この王都アンコール・トムの中心には,日本政府が長年にわたり修復工事を進めるバイヨン寺院が位置する。アンコール建築史上の到達点であり,かつ特異点でもあるこの寺院において解明すべき謎は枚挙に暇がないが,中でも中央塔の基礎構造の解明は,古代の工学技術とその思想的背景を考える上で重要なカギを握っている。ボーリング調査によって基礎構造の一端が明らかになりつつあるが,私達から見れば「砂上の楼閣」ともいうべき基礎構造が800年にもわたり高さ40m以上の石積みの塔を支えてきたことを理解しなくてはならない。これが「私的」七不思議のその五である。古代の科学は現代科学と相剋するが,謙虚に見直すべく対象でもある。

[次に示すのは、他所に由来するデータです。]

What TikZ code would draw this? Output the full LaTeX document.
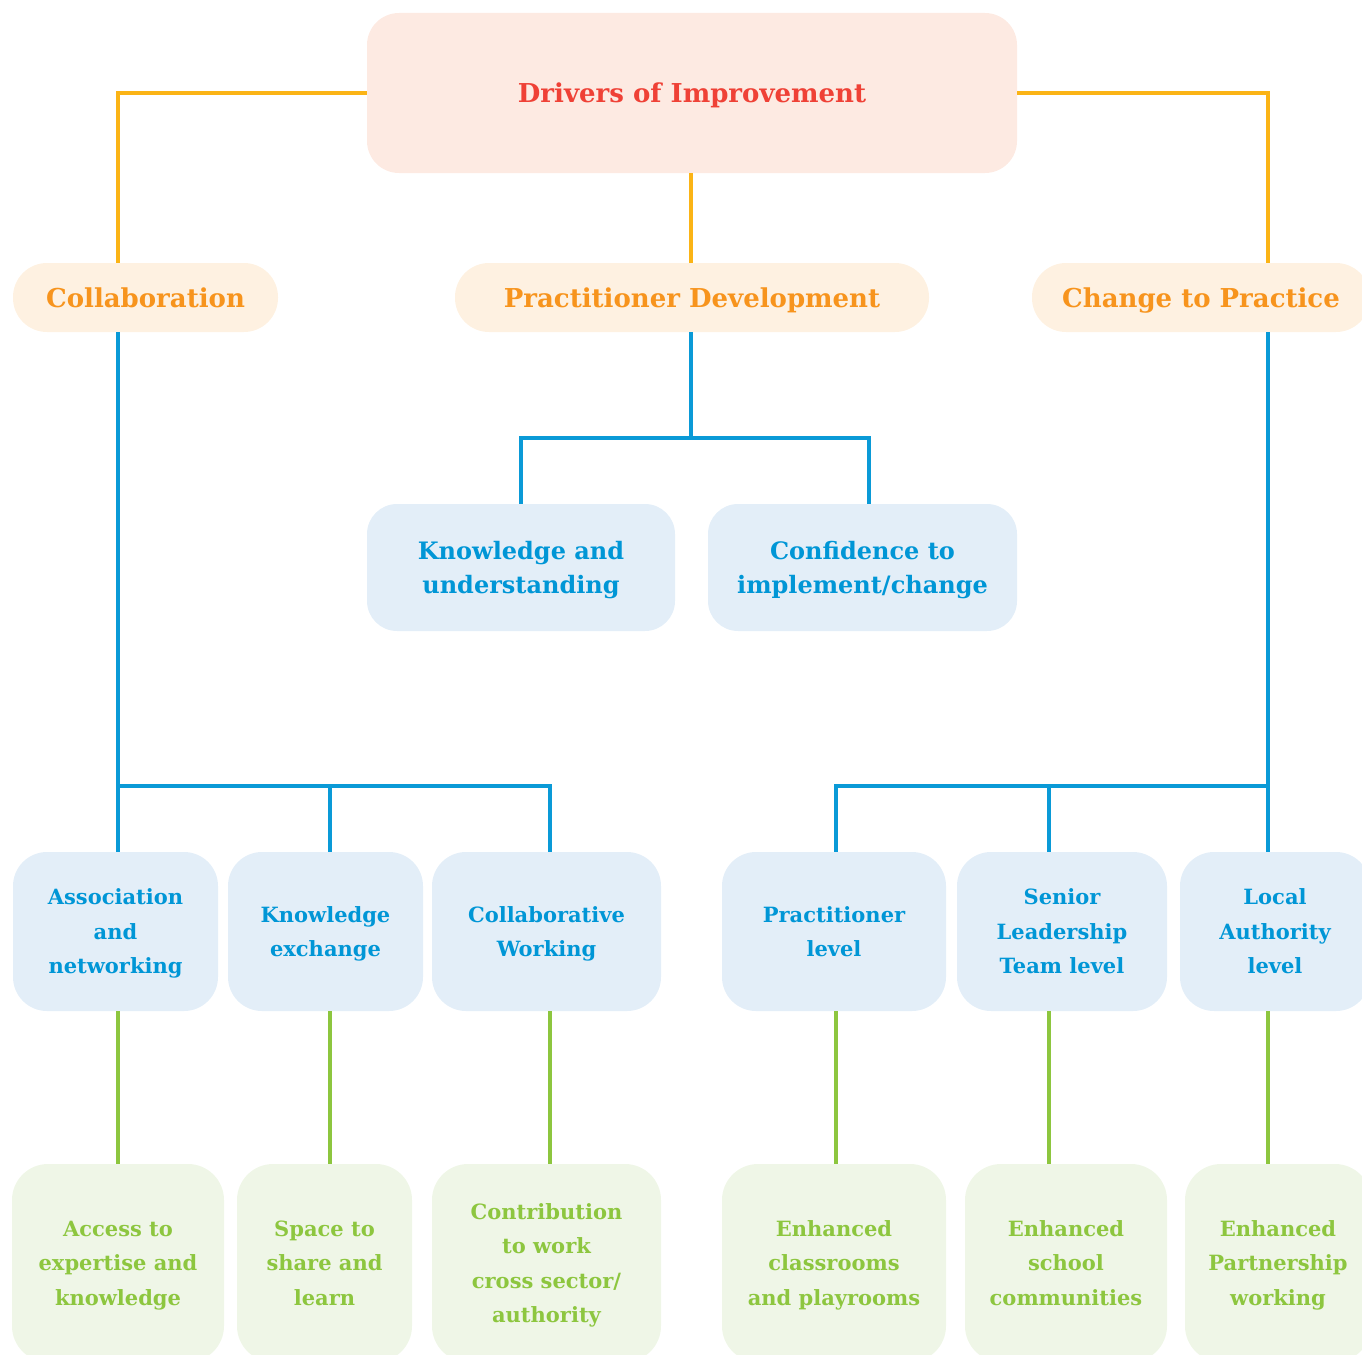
\documentclass[tikz,border=0pt]{standalone}
\usepackage{fontspec}
\setmainfont{DejaVu Serif}
\usepackage{xcolor}
\usepackage{tikz}
\usetikzlibrary{calc, positioning}

\definecolor{goldline}{HTML}{FBB416}
\definecolor{blueline}{HTML}{0A9AD7}
\definecolor{greenline}{HTML}{8DC63F}
\definecolor{redtxt}{HTML}{EF4136}
\definecolor{salmonfill}{HTML}{FDEAE2}
\definecolor{orangetxt}{HTML}{F7941D}
\definecolor{creamfill}{HTML}{FEF1E1}
\definecolor{bluetxt}{HTML}{0096D6}
\definecolor{bluefill}{HTML}{E3EEF8}
\definecolor{greenfill}{HTML}{EFF6E7}

\begin{document}
\begin{tikzpicture}[
    x=1pt, y=-1pt,
    box/.style={rounded corners=#1, align=center, inner sep=0pt, text depth=0pt,
      font=\bfseries\fontsize{21}{34.5}\selectfont},
    topbox/.style={box=32pt, fill=salmonfill, text=redtxt,
      minimum width=650pt, minimum height=160pt,
      font=\bfseries\fontsize{26}{34}\selectfont},
    themebox/.style={box=34pt, fill=creamfill, text=orangetxt,
      minimum height=69pt, font=\bfseries\fontsize{26}{34}\selectfont},
    midbox/.style={box=30pt, fill=bluefill, text=bluetxt,
      minimum height=127pt, font=\bfseries\fontsize{24}{34}\selectfont},
    levelbox/.style={box=34pt, fill=bluefill, text=bluetxt,
      minimum height=159pt},
    outbox/.style={box=36pt, fill=greenfill, text=greenline,
      minimum height=198pt},
    gold/.style={draw=goldline, line width=3.2pt},
    blue/.style={draw=blueline, line width=3.2pt},
    green/.style={draw=greenline, line width=3.2pt}
  ]
  \useasboundingbox (0,0) rectangle (1362,1354);

  % drivers
  \node[topbox] (drivers) at (692,93) {Drivers of Improvement};

  % themes
  \node[themebox, minimum width=265pt] (collab) at (145.5,297.5) {Collaboration};
  \node[themebox, minimum width=474pt] (pracdev) at (692,297.5) {Practitioner Development};
  \node[themebox, minimum width=338pt] (change) at (1201,297.5) {Change to Practice};

  % practitioner development
  \node[midbox, minimum width=308pt] (knowund) at (521,567.5) {Knowledge and\\understanding};
  \node[midbox, minimum width=309pt] (confid) at (862.5,567.5) {Confidence to\\implement/change};

  % levels
  \node[levelbox, minimum width=205pt] (assoc) at (115.5,931.5) {Association\\and\\networking};
  \node[levelbox, minimum width=195pt] (knowex) at (325.5,931.5) {Knowledge\\exchange};
  \node[levelbox, minimum width=229pt] (collabw) at (546.5,931.5) {Collaborative\\Working};
  \node[levelbox, minimum width=224pt] (praclev) at (834,931.5) {Practitioner\\level};
  \node[levelbox, minimum width=210pt] (senior) at (1062,931.5) {Senior\\Leadership\\Team level};
  \node[levelbox, minimum width=190pt] (localauth) at (1275,931.5) {Local\\Authority\\level};

  % outcomes
  \node[outbox, minimum width=212pt] (access) at (118,1263) {Access to\\expertise and\\knowledge};
  \node[outbox, minimum width=175pt] (space) at (324.5,1263) {Space to\\share and\\learn};
  \node[outbox, minimum width=229pt] (contrib) at (546.5,1263) {Contribution\\to work\\cross sector/\\authority};
  \node[outbox, minimum width=224pt] (enhclass) at (834,1263) {Enhanced\\classrooms\\and playrooms};
  \node[outbox, minimum width=202pt] (enhschool) at (1066,1263) {Enhanced\\school\\communities};
  \node[outbox, minimum width=186pt] (enhpart) at (1278,1263) {Enhanced\\Partnership\\working};

  % connector columns
  \coordinate (c1) at (118,786);
  \coordinate (c2) at (330,786);
  \coordinate (c3) at (550,786);
  \coordinate (c4) at (836,786);
  \coordinate (c5) at (1049,786);
  \coordinate (c6) at (1268,786);
  \coordinate (pd) at (691,438);

  % gold links
  \draw[gold] (drivers.west) -| (collab.north -| c1);
  \draw[gold] (drivers.east) -| (change.north -| c6);
  \draw[gold] (drivers.south -| pd) -- (pracdev.north -| pd);

  % blue links
  \draw[blue] (collab.south -| c1) -- (assoc.north -| c1);
  \draw[blue] (c1) -- (c3) -- (collabw.north -| c3);
  \draw[blue] (c2) -- (knowex.north -| c2);
  \draw[blue] (pracdev.south -| pd) -- (pd);
  \draw[blue] (knowund.north) |- (pd) -| (confid.north -| 869,0);
  \draw[blue] (change.south -| c6) -- (localauth.north -| c6);
  \draw[blue] (c6) -- (c4) -- (praclev.north -| c4);
  \draw[blue] (c5) -- (senior.north -| c5);

  % green links
  \draw[green] (assoc.south -| c1) -- (access.north -| c1);
  \draw[green] (knowex.south -| c2) -- (space.north -| c2);
  \draw[green] (collabw.south -| c3) -- (contrib.north -| c3);
  \draw[green] (praclev.south -| c4) -- (enhclass.north -| c4);
  \draw[green] (senior.south -| c5) -- (enhschool.north -| c5);
  \draw[green] (localauth.south -| c6) -- (enhpart.north -| c6);
\end{tikzpicture}
\end{document}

 アンコール遺跡群と,話の起点であったプレア・カーンとは,ほとんど同緯度上に位置する。「王道」と呼ばれた幹線道路で結ばれたこれら両都市間には古代の採石場が残され,さらなる研究が待たれている。第六の不思議はアンコール建築の採石・加工・建設技術の解明にある。建造技法や施工体制に関する研究は建築史における重要な一側面であり,建築史の歴史学としての意味を考えるならば,建築生産にまつわる社会的背景の追求には重要な意義がある。

 こうして,プレア・カーンに端を発した長大な計画線は,一巡りして戻ってきた。神の視座からでしか全体を把握しえない巨大なこの幾何学図形を,なぜ,どのようにしてかつての治世者は表現したのだろうか。「私的」七不思議の第一の謎の全体像である。

残された最後の不思議は,古代アンコール帝国がいかにして生じたのか,そのビッグバンの解明である。近年,アンコール帝国の崩壊の理由を解明すべく多くの研究が走っている。比較的に安定した時代が続く現代において,文明崩壊への傾斜は歴史に学ぶべき切実な関心事である。しかし,あえて文明の崩壊よりもその生成の過程に光をあてた研究に取り組みたい。アンコール帝国の造形芸術はインド亜大陸からの多大な影響を受けたが,在地の要素との複雑な反応のもとに独自の地域性が育まれたことも確かである。同様の反応は周辺各国でも生じた。これらの探求を,カンボジアを始めとする東南アジアの若手研究者の育成や,遺跡の保存修復,そして日本人学生の文化交流を通じて取り組むことで,『私的』なエゴを越えられたらと思う。